[GOAL] Bring together all lines of the material below that contain the string "full".

[DATA]

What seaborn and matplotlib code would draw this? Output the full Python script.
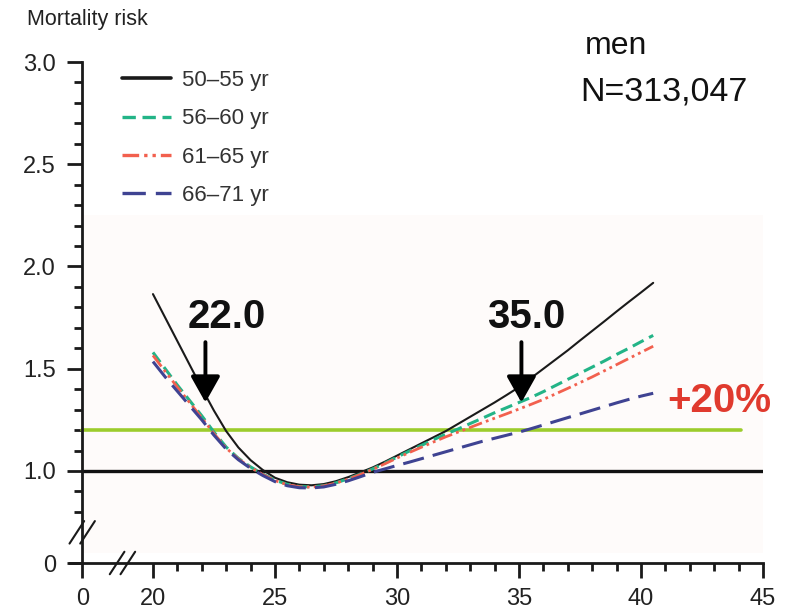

...

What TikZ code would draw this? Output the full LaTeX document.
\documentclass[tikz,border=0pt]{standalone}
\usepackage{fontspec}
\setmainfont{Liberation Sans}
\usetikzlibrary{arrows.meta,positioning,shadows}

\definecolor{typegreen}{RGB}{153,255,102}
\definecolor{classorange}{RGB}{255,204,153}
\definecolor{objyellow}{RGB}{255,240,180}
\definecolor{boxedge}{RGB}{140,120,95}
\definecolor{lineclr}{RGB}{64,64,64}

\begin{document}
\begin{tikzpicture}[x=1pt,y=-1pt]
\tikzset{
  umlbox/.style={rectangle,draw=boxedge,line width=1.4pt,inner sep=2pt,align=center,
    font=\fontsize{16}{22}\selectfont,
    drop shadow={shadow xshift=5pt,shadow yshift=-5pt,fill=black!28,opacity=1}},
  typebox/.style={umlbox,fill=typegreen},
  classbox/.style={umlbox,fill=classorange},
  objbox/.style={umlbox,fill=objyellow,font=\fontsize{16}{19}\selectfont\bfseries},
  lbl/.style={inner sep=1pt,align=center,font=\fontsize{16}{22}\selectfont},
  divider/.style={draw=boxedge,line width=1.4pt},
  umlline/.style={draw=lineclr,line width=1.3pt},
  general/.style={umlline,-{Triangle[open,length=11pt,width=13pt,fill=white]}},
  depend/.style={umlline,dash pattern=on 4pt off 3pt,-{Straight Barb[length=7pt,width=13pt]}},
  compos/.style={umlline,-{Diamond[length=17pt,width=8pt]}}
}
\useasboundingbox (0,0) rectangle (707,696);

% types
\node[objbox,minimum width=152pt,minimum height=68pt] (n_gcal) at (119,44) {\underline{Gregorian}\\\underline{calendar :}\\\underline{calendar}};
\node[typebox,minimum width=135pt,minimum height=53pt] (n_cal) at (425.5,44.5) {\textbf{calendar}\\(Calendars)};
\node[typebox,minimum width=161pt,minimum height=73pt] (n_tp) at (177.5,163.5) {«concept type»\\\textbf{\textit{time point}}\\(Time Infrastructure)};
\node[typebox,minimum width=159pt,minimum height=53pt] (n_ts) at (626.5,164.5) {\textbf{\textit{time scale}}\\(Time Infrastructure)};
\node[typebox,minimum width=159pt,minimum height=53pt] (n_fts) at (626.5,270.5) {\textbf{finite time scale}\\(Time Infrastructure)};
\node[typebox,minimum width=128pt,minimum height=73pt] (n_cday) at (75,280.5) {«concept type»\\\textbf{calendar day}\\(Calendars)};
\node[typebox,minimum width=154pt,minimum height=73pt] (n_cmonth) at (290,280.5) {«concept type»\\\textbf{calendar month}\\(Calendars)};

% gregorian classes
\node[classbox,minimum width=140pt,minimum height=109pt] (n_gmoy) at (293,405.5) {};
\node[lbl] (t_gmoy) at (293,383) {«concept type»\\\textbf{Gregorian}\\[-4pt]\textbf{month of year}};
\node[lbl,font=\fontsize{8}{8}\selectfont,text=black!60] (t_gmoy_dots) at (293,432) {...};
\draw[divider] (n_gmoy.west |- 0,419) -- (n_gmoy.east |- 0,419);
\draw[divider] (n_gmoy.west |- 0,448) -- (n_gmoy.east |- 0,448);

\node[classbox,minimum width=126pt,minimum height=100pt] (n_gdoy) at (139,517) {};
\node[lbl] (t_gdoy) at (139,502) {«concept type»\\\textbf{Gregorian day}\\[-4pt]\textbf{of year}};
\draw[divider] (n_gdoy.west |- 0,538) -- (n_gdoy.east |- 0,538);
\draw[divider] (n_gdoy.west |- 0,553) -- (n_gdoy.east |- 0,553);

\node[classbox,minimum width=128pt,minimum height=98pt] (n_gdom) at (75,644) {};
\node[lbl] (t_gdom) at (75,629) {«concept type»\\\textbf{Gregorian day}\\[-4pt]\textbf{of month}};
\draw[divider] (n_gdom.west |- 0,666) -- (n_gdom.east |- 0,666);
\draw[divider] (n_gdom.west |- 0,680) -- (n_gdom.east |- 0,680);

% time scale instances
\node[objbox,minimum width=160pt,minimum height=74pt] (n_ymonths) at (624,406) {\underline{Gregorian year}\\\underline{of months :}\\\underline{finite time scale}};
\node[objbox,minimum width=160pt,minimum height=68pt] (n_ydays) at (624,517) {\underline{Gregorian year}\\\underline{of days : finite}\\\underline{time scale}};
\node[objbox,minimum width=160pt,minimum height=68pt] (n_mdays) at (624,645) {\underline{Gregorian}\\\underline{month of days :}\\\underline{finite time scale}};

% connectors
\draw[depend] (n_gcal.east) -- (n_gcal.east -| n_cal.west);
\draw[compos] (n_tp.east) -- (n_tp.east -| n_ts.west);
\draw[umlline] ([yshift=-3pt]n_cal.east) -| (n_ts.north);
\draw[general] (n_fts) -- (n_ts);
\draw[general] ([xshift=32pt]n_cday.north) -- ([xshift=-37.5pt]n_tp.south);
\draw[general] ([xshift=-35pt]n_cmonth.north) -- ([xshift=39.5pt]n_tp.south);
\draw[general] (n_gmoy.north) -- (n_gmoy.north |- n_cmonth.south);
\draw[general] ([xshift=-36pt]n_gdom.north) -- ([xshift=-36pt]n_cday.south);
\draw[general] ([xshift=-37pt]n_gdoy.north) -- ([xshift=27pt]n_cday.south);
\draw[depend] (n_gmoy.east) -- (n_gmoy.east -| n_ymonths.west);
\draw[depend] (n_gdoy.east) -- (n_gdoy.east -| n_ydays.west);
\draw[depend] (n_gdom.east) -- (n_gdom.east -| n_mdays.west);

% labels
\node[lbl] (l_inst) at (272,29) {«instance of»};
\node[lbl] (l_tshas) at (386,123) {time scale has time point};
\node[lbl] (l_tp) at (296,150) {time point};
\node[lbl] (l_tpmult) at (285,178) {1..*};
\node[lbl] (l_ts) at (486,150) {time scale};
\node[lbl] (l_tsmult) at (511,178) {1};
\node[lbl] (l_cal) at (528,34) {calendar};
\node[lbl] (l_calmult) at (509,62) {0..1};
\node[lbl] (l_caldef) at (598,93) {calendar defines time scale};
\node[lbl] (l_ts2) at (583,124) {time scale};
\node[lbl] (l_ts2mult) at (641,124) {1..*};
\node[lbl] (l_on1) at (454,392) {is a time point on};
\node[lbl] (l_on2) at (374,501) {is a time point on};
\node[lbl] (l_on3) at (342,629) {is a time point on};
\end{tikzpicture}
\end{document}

[EXERCISE OUTPUT]
What seaborn and matplotlib code would draw this? Output the full Python script.
What TikZ code would draw this? Output the full LaTeX document.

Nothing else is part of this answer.